I had to change my technique in various ways to become rhythmically fluent
in jazz, which meant learning a new way of articulating phrases. In rock,
and many other kinds of music, you might get away with playing a quick,
intricate phrase in a flat or cold sort of way. Hopefully, that's not the
case and the music breathes no matter what the style. But playing within
the jazz idiom, and I mean that in the largest sense of the term, the
rhythmic feel of each phrase becomes extremely important. You want to try
to be as expressive as possible, and have the notes be as big and warm as
possible. I always wanted to get as close as I could to playing like Keith
Jarrett, Herbie Hancock and Wayne Shorter, just in terms of the way their
lines flow, their touch on their instruments, and the warmth of their time
5 - You've mentioned that you are influenced by poets, filmmakers and
painters. How do the other arts reflect themselves in your music?
I'm very interested in exploring the commanalities and differences between
the arts, finding ideas and inspiration in the grammer and forms of
literature, cinema, and painting, and looking for ways to use them in music.
In poetry there are the elements of rhythm, line, the timbre of the voice,
melody and form. In film there is the rhythm of the editing and of each
shot. In painting there is also rhythm, texture and line The music has
to stand by itself, and in the end, no matter what may have inspired it, it
is all about the music being performed in the moment. I've never written
anything programmatic. Much of the story, or meaning, of a piece occurs
after it's been composed, or while it's being performed. The influence of
these other art forms comes mainly out of my love and enthusiasm for them.
6 - Can you give some specific examples?
Ornette Coleman developed his music at the same time as the great
abstract expressionist painters like Dekooning and Pollack were developing
their work. They knew and appreciated each other's work and I think they
had a similar aesthetic, as if there was a sort of cross-pollination taking
place, or perhaps it was just the spirit of the times. It's difficult to
articulate how poetry or cinema might influence music, but art has an
intellectual and spiritual effect on any person who spends time with it. So
if that person is then creating something, all that they've absorbed will
naturally be a part of that new work. The process is a little mysterious,
and that's part of the pleasure of it.
7 - You've also taken on some multi-media projects. Can you tell us about
I'm hoping to develop two projects. The first is with the great poet,
Adrienne Rich (who was just recently awarded the National Book Awards
lifetime achievement award), She has been a tremendous influence on me ever
since I began reading her work in the mid-nineties. I've been in touch with
her about composing some music to her work. It's a huge challenge because
her poems, and the sound of her voice when reading them, are utterly
compelling and complete as they are. There is no "need" for music. My idea
is to somehow develop the music out of her voice, as naturally and
unobtrusively as possible, but at the same time not allowing the music to
become merely backround for the poem. The goal is to present the integrity
and clarity of her voice and words without obscuring them. I'm actually not
sure if it is possible, yet, and so I'm taking my time with this project.
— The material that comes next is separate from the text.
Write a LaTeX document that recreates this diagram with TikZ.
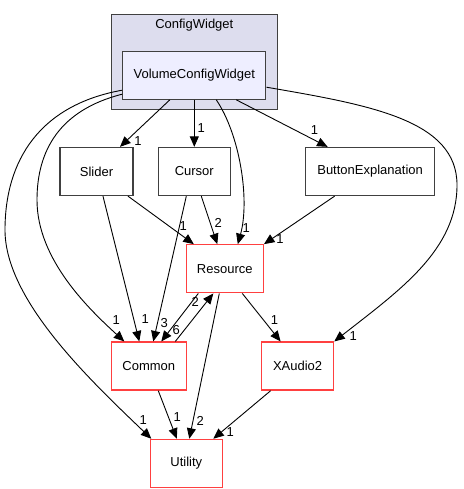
\documentclass[tikz,border=0pt]{standalone}
\usepackage{fontspec}
\setmainfont{Liberation Sans}
\usetikzlibrary{positioning, arrows.meta, backgrounds}
\definecolor{boxgray}{HTML}{404040}
\definecolor{truncred}{HTML}{FF4040}
\definecolor{clusterfill}{HTML}{DDDDEE}
\definecolor{innerfill}{HTML}{EEEEFF}
\tikzset{dir/.style={draw=boxgray,line width=1.3pt,fill=white,minimum width=72pt,minimum height=48pt,inner sep=0pt,align=center}}
\tikzset{trunc/.style={dir,draw=truncred}}
\tikzset{dep/.style={-{Triangle[length=10.5pt,width=9pt]},line width=0.9pt}}
\tikzset{lbl/.style={inner sep=0pt}}
\begin{document}
\begin{tikzpicture}[x=1pt,y=-1pt,font=\fontsize{13}{15}\selectfont]
		\useasboundingbox (0,0) rectangle (463,489);
		% Draw directories
		\node[dir, minimum width=73pt] (slider) at (96.5,171.5) {Slider};
		\node[dir, right = 24pt of slider] (cursor) {Cursor};
		\node[dir, minimum width=129pt, right = 74pt of cursor] (btn) {ButtonExplanation};
		\node[dir, fill=innerfill, minimum width=143pt, above = 47pt of cursor] (vcw) {VolumeConfigWidget};
		\node[trunc, minimum width=77pt, below = 48pt of cursor, xshift=30.5pt] (resource) {Resource};
		\node[trunc, minimum width=75pt, below = 48pt of resource, xshift=-76pt] (common) {Common};
		\node[trunc, right = 74pt of common] (xaudio) {XAudio2};
		\node[trunc, below = 48pt of common, xshift=37.5pt] (utility) {Utility};
		% Draw the cluster behind
		\begin{scope}[on background layer]
		\draw[draw=boxgray, line width=1.3pt, fill=clusterfill] ([shift={(-11pt,36pt)}]vcw.north west) rectangle ([shift={(11pt,-10pt)}]vcw.south east);
		\end{scope}
		\node[lbl] (cfglbl) at ([yshift=25pt]vcw.north) {ConfigWidget};
		% Draw dependencies from VolumeConfigWidget
		\draw[dep] ([xshift=-24.5pt]vcw.south) -- ([xshift=23.5pt]slider.north) node[lbl, xshift=18pt, yshift=6pt] {1};
		\draw[dep] (vcw.south) -- (cursor.north) node[lbl, xshift=7pt, yshift=19pt] {1};
		\draw[dep] ([xshift=42pt]vcw.south) -- ([xshift=-42.5pt]btn.north) node[lbl, xshift=-13pt, yshift=17pt] {1};
		\draw[dep] ([xshift=22pt]vcw.south) .. controls (240,135) and (250,200) .. ([xshift=13pt]resource.north) node[lbl, xshift=8.5pt, yshift=16pt] {1};
		\draw[dep] ([yshift=-19pt]vcw.west) .. controls (60,110) and (37,150) .. (37,200) .. controls (37,260) and (90,310) .. ([xshift=-24.5pt]common.north) node[lbl, xshift=-8pt, yshift=21pt] {1};
		\draw[dep] ([yshift=-15pt]vcw.west) .. controls (40,105) and (5,160) .. (5,230) .. controls (5,300) and (90,380) .. ([xshift=-35pt]utility.north) node[lbl, xshift=-8pt, yshift=19pt] {1};
		\draw[dep] ([yshift=-12pt]vcw.east) .. controls (370,105) and (457,120) .. (457,185) .. controls (457,250) and (400,290) .. (xaudio.north east) node[lbl, xshift=19pt, yshift=5pt] {1};
		% Draw the other dependencies
		\draw[dep] ([xshift=31.5pt]slider.south) -- ([xshift=-31pt]resource.north) node[lbl, xshift=-10.5pt, yshift=18pt] {1};
		\draw[dep] ([xshift=6.5pt]slider.south) -- ([xshift=-9.5pt]common.north) node[lbl, xshift=6pt, yshift=22pt] {1};
		\draw[dep] ([xshift=-8pt]cursor.south) -- ([xshift=4.5pt]common.north) node[lbl, xshift=11pt, yshift=18pt] {3};
		\draw[dep] ([xshift=7pt]cursor.south) -- ([xshift=-7.5pt]resource.north) node[lbl, xshift=1pt, yshift=21pt] {2};
		\draw[dep] ([xshift=-35.5pt]btn.south) -- (resource.north east) node[lbl, xshift=16pt, yshift=5pt] {1};
		\draw[dep] ([xshift=-26.5pt]resource.south) -- ([xshift=12.5pt]common.north) node[lbl, xshift=15pt, yshift=11pt] {6};
		\draw[dep] ([xshift=26.5pt]common.north) -- ([xshift=-11.5pt]resource.south) node[lbl, xshift=-18pt, yshift=-9pt] {2};
		\draw[dep] ([xshift=-5.5pt]resource.south) -- ([xshift=3pt]utility.north) node[lbl, xshift=11pt, yshift=18pt] {2};
		\draw[dep] ([xshift=17.5pt]resource.south) -- ([xshift=-17pt]xaudio.north) node[lbl, xshift=-6pt, yshift=21pt] {1};
		\draw[dep] ([xshift=9.5pt]common.south) -- ([xshift=-9.5pt]utility.north) node[lbl, xshift=0.5pt, yshift=22pt] {1};
		\draw[dep] ([xshift=-27pt]xaudio.south) -- ([xshift=27pt]utility.north) node[lbl, xshift=17pt, yshift=7pt] {1};
	\end{tikzpicture}
\end{document}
The other project is to compose and improvise music based on the short films
of Stan Brakhage. Brakhage was a true visionary who, I think, took abstract
expressionism and experimental film to their furthest reaches. The rhythmic
density of his work is as intense as anything I've ever seen or "heard". A
musical equivalent of his images might be the player piano work of composer
Conlon Nancarrow. I've run into a potentially fatal flaw in this idea,
however, in that Brakhage was clear in expressing that his films not only
need no music or sound, but that sound would actually be disruptive to the
viewer's visual comprehension of the images. What I'm interested in is
trying to capture some of rhythmic and textural complexity of his images
within the context of a jazz trio or quartet. This may be a sort of
super-human task, just as Nancarrow's Player piano pieces are beyond the
range of what humans can play. My hope is to absorb some of the aesthetic
grammar of Brakhage's work and apply it to compositions and improvisations,
either with or without showing his actual films. I will have to talk with
his family and Brakhage scholars about the possibility of actually doing
8 - Your bio mentions moving into collaborations with other artists-
what directions are you interested in exploring?
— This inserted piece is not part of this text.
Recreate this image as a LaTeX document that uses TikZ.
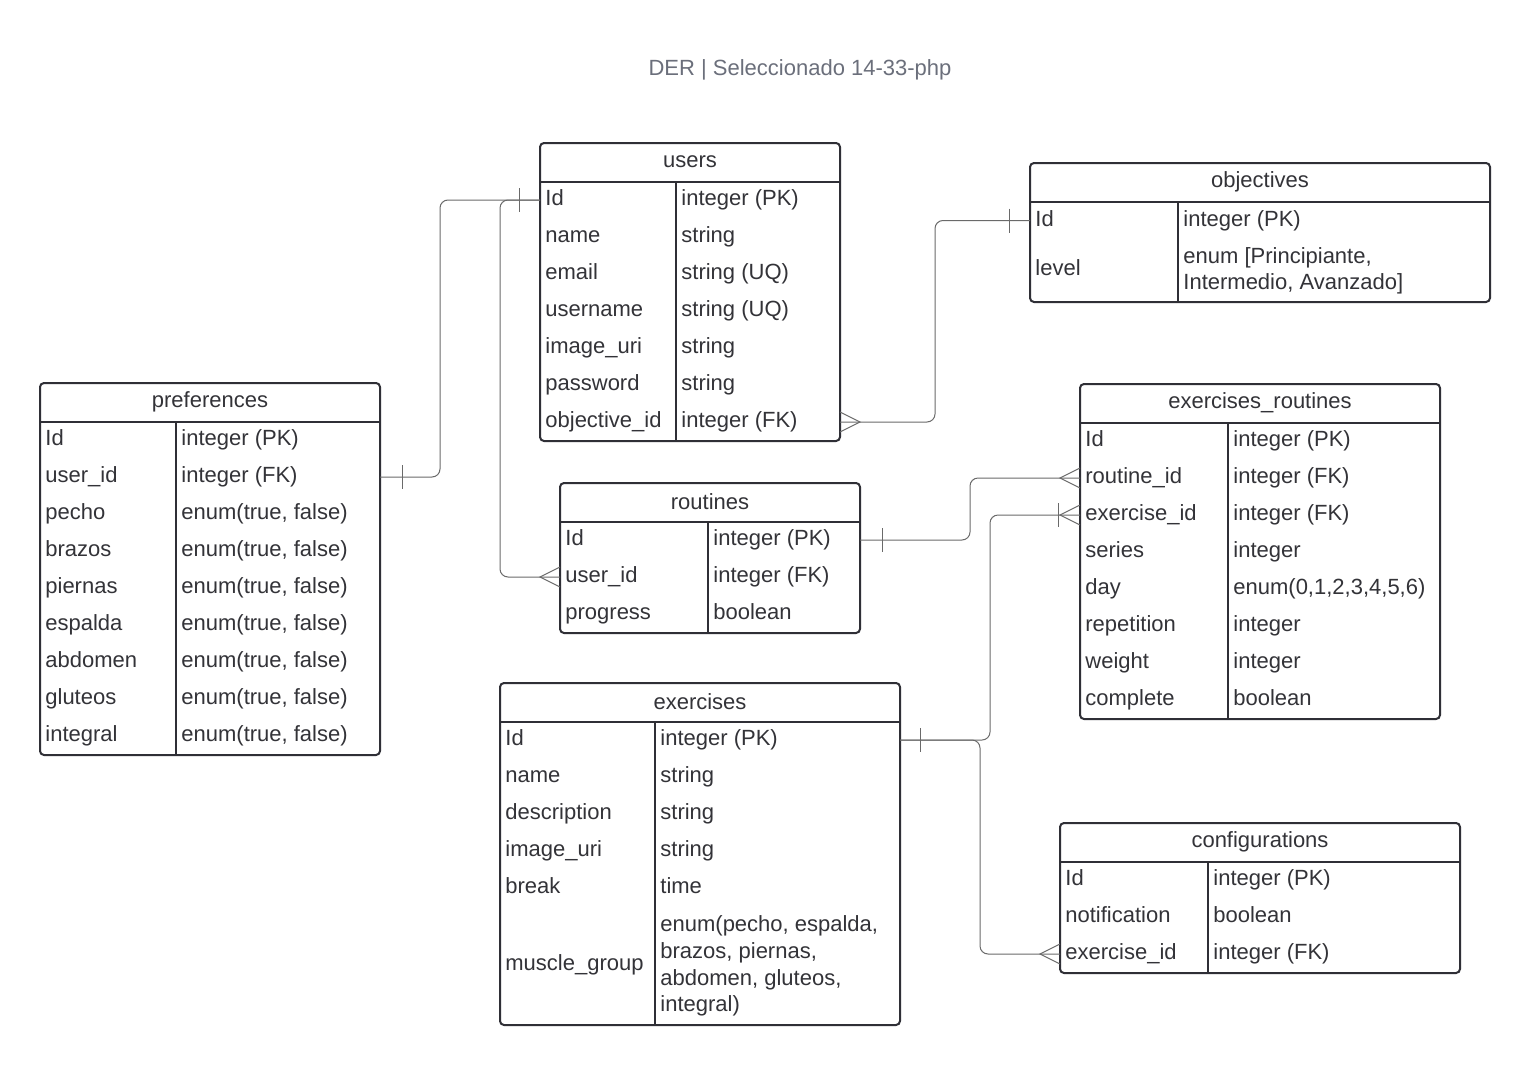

I would love to find a visual artist and/or poet interested in collaborating
on a project. I'd also very much like to collaborate with a choreographer
on a dance piece. I recently saw the Mark Morris dance company perform
works set to Bartok and Stravinsky which was very inspiring. I'd also love
to do some film-scoring, but I'm not interested in that as a career. I'd be
most interested in working on an independent film or experimental film. The
issue with all of these kinds of projects, which are not commercial, is how
to pay the bills while they are in development.
9 - You've been playing with the Dave Allen Quartet for 16 years- has
your group changed personnel at all? How long have you been working
with the current lineup? How do you enjoy working with your
Over the years I've been lucky enough to have worked with a great circle of
musicians. Here in New York, the depth of the talent is astounding. I'm
now working with a few groups. The line-up tends to change here and there
depending on who is available for particular dates. Recently, I've been
very happy to have had groups which included bassists Drew Gress, Matt
Clohesy, Carlo DeRosa, and Dave Ambrosio; drummers Gerald Cleaver, Ted Poor,
Mark Ferber, Take Toriyama; and saxophonists Seamus Blake, Ravi Coltrane,
Bill McHenry, Loren Stillman. and John O'Gallagher.
10 - Artistically, how have you grown as a group?
I know that my playing grows from playing with musicians of this caliber.
And each of them brings so much to the compositions. I think we have all
matured as players. I'm often surprised at where things go….and that's a
good thing. I don't like playing it safe, I like to be thrown off a little.
Like Willem DeKooning said "When I'm falling, I'm doing alright; when I'm
slipping, I say, hey, this is interesting! It's when I'm standing upright
that bothers me; I'm not doing so good; I'm stiff... I'm really slipping,
most of the time, into that glimpse. I'm like a slipping glimpser."
11 - What projects and concerts do you have coming up?
I'll be recording a new CD soon for Fresh Sound records which should be
released this Summer. I'm also scheduling tours and workshops for the
Spring and Summer which will include concerts in California, Portugal,
Spain, and Ireland. Then there are upcoming dates in New York as well.